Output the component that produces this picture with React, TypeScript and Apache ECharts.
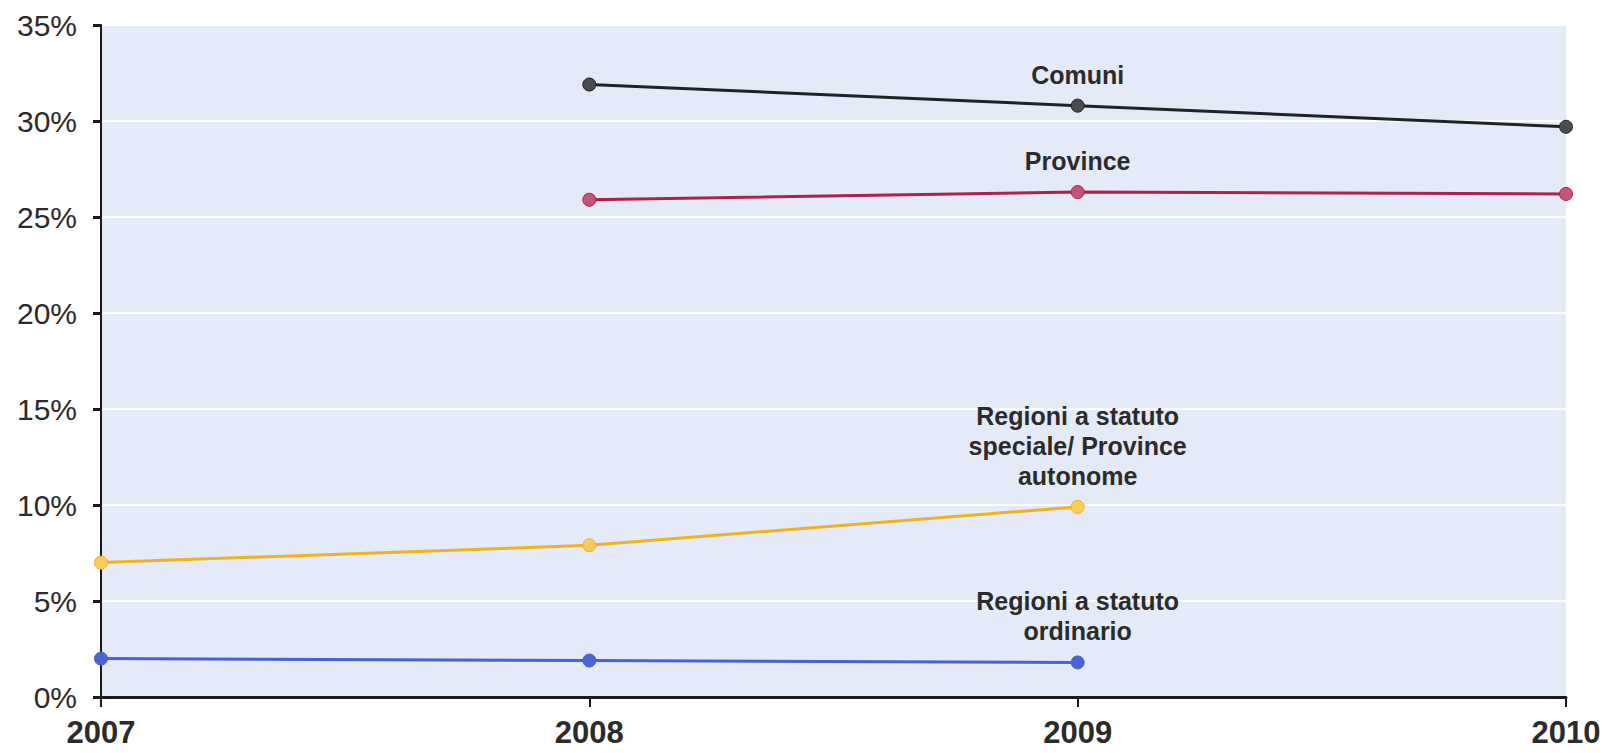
import React, { useEffect, useRef } from "react";
import * as echarts from "echarts";

const years = ["2007", "2008", "2009", "2010"];
const yTicks = [0, 5, 10, 15, 20, 25, 30, 35];
const comuni = [null, 31.9, 30.8, 29.7];
const province = [null, 25.9, 26.3, 26.2];
const regioniSpeciali = [7.0, 7.9, 9.9, null];
const regioniOrdinarie = [2.0, 1.9, 1.8, null];

const labelIndex = 2;

function withLabel(values: (number | null)[], text: string) {
  return values.map((v, i) =>
    i === labelIndex
      ? {
          value: v,
          label: {
            show: true,
            formatter: text,
            position: "top",
            distance: 9,
            color: "#2b2b2b",
            fontSize: 25,
            fontWeight: "bold",
            fontFamily: "Liberation Sans, Arial, sans-serif",
            lineHeight: 30,
            align: "center",
          },
        }
      : v
  );
}

export default function App() {
  const ref = useRef<HTMLDivElement>(null);
  useEffect(() => {
    document.body.style.margin = "0";
    const chart = echarts.init(ref.current!, null, { renderer: "svg" });
    const mkSeries = (name: string, data: any[], line: string, dot: string) => ({
      name,
      type: "line",
      data,
      symbol: "circle",
      symbolSize: 13,
      lineStyle: { color: line, width: 3 },
      itemStyle: { color: dot, borderColor: line, borderWidth: 1 },
      connectNulls: false,
    });
    chart.setOption({
      animation: false,
      grid: {
        left: 101,
        right: 40,
        top: 25,
        bottom: 56,
        show: true,
        backgroundColor: "#e4eaf7",
        borderWidth: 0,
      },
      xAxis: {
        type: "category",
        data: years,
        boundaryGap: false,
        axisLine: { lineStyle: { color: "#1a1a1a", width: 3 } },
        axisTick: { show: true, length: 10, lineStyle: { color: "#1a1a1a", width: 2 } },
        axisLabel: {
          color: "#2b2b2b",
          fontSize: 31,
          fontWeight: "bold",
          fontFamily: "Liberation Sans, Arial, sans-serif",
          margin: 20,
        },
        splitLine: { show: false },
      },
      yAxis: {
        type: "value",
        min: yTicks[0],
        max: yTicks[yTicks.length - 1],
        interval: 5,
        axisLine: { show: true, lineStyle: { color: "#1a1a1a", width: 2 } },
        axisTick: { show: true, length: 8, lineStyle: { color: "#1a1a1a", width: 3 } },
        axisLabel: {
          formatter: "{value}%",
          color: "#2b2b2b",
          fontSize: 30,
          fontFamily: "Liberation Sans, Arial, sans-serif",
          margin: 24,
        },
        splitLine: { show: true, lineStyle: { color: "#ffffff", width: 2 } },
      },
      series: [
        mkSeries("Comuni", withLabel(comuni, "Comuni"), "#1f2227", "#4a4c52"),
        mkSeries("Province", withLabel(province, "Province"), "#b0204c", "#c4557a"),
        mkSeries(
          "Regioni a statuto speciale/ Province autonome",
          withLabel(regioniSpeciali, "Regioni a statuto\nspeciale/ Province\nautonome"),
          "#f0b11e",
          "#f8cc5c"
        ),
        mkSeries(
          "Regioni a statuto ordinario",
          withLabel(regioniOrdinarie, "Regioni a statuto\nordinario"),
          "#4862d2",
          "#4a64d4"
        ),
      ],
    });
    return () => chart.dispose();
  }, []);
  return (
    <div
      ref={ref}
      style={{ position: "fixed", left: 0, top: 0, width: 1606, height: 753, background: "#fff" }}
    />
  );
}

━━━━━━━━━━━━━━━━

The task: Transcribe all the lines above exactly, apart from the pictures.

Written response:
Output the component that produces this picture with React, TypeScript and Apache ECharts.
import React, { useEffect, useRef } from "react";
import * as echarts from "echarts";

const years = ["2007", "2008", "2009", "2010"];
const yTicks = [0, 5, 10, 15, 20, 25, 30, 35];
const comuni = [null, 31.9, 30.8, 29.7];
const province = [null, 25.9, 26.3, 26.2];
const regioniSpeciali = [7.0, 7.9, 9.9, null];
const regioniOrdinarie = [2.0, 1.9, 1.8, null];

const labelIndex = 2;

function withLabel(values: (number | null)[], text: string) {
  return values.map((v, i) =>
    i === labelIndex
      ? {
          value: v,
          label: {
            show: true,
            formatter: text,
            position: "top",
            distance: 9,
            color: "#2b2b2b",
            fontSize: 25,
            fontWeight: "bold",
            fontFamily: "Liberation Sans, Arial, sans-serif",
            lineHeight: 30,
            align: "center",
          },
        }
      : v
  );
}

export default function App() {
  const ref = useRef<HTMLDivElement>(null);
  useEffect(() => {
    document.body.style.margin = "0";
    const chart = echarts.init(ref.current!, null, { renderer: "svg" });
    const mkSeries = (name: string, data: any[], line: string, dot: string) => ({
      name,
      type: "line",
      data,
      symbol: "circle",
      symbolSize: 13,
      lineStyle: { color: line, width: 3 },
      itemStyle: { color: dot, borderColor: line, borderWidth: 1 },
      connectNulls: false,
    });
    chart.setOption({
      animation: false,
      grid: {
        left: 101,
        right: 40,
        top: 25,
        bottom: 56,
        show: true,
        backgroundColor: "#e4eaf7",
        borderWidth: 0,
      },
      xAxis: {
        type: "category",
        data: years,
        boundaryGap: false,
        axisLine: { lineStyle: { color: "#1a1a1a", width: 3 } },
        axisTick: { show: true, length: 10, lineStyle: { color: "#1a1a1a", width: 2 } },
        axisLabel: {
          color: "#2b2b2b",
          fontSize: 31,
          fontWeight: "bold",
          fontFamily: "Liberation Sans, Arial, sans-serif",
          margin: 20,
        },
        splitLine: { show: false },
      },
      yAxis: {
        type: "value",
        min: yTicks[0],
        max: yTicks[yTicks.length - 1],
        interval: 5,
        axisLine: { show: true, lineStyle: { color: "#1a1a1a", width: 2 } },
        axisTick: { show: true, length: 8, lineStyle: { color: "#1a1a1a", width: 3 } },
        axisLabel: {
          formatter: "{value}%",
          color: "#2b2b2b",
          fontSize: 30,
          fontFamily: "Liberation Sans, Arial, sans-serif",
          margin: 24,
        },
        splitLine: { show: true, lineStyle: { color: "#ffffff", width: 2 } },
      },
      series: [
        mkSeries("Comuni", withLabel(comuni, "Comuni"), "#1f2227", "#4a4c52"),
        mkSeries("Province", withLabel(province, "Province"), "#b0204c", "#c4557a"),
        mkSeries(
          "Regioni a statuto speciale/ Province autonome",
          withLabel(regioniSpeciali, "Regioni a statuto\nspeciale/ Province\nautonome"),
          "#f0b11e",
          "#f8cc5c"
        ),
        mkSeries(
          "Regioni a statuto ordinario",
          withLabel(regioniOrdinarie, "Regioni a statuto\nordinario"),
          "#4862d2",
          "#4a64d4"
        ),
      ],
    });
    return () => chart.dispose();
  }, []);
  return (
    <div
      ref={ref}
      style={{ position: "fixed", left: 0, top: 0, width: 1606, height: 753, background: "#fff" }}
    />
  );
}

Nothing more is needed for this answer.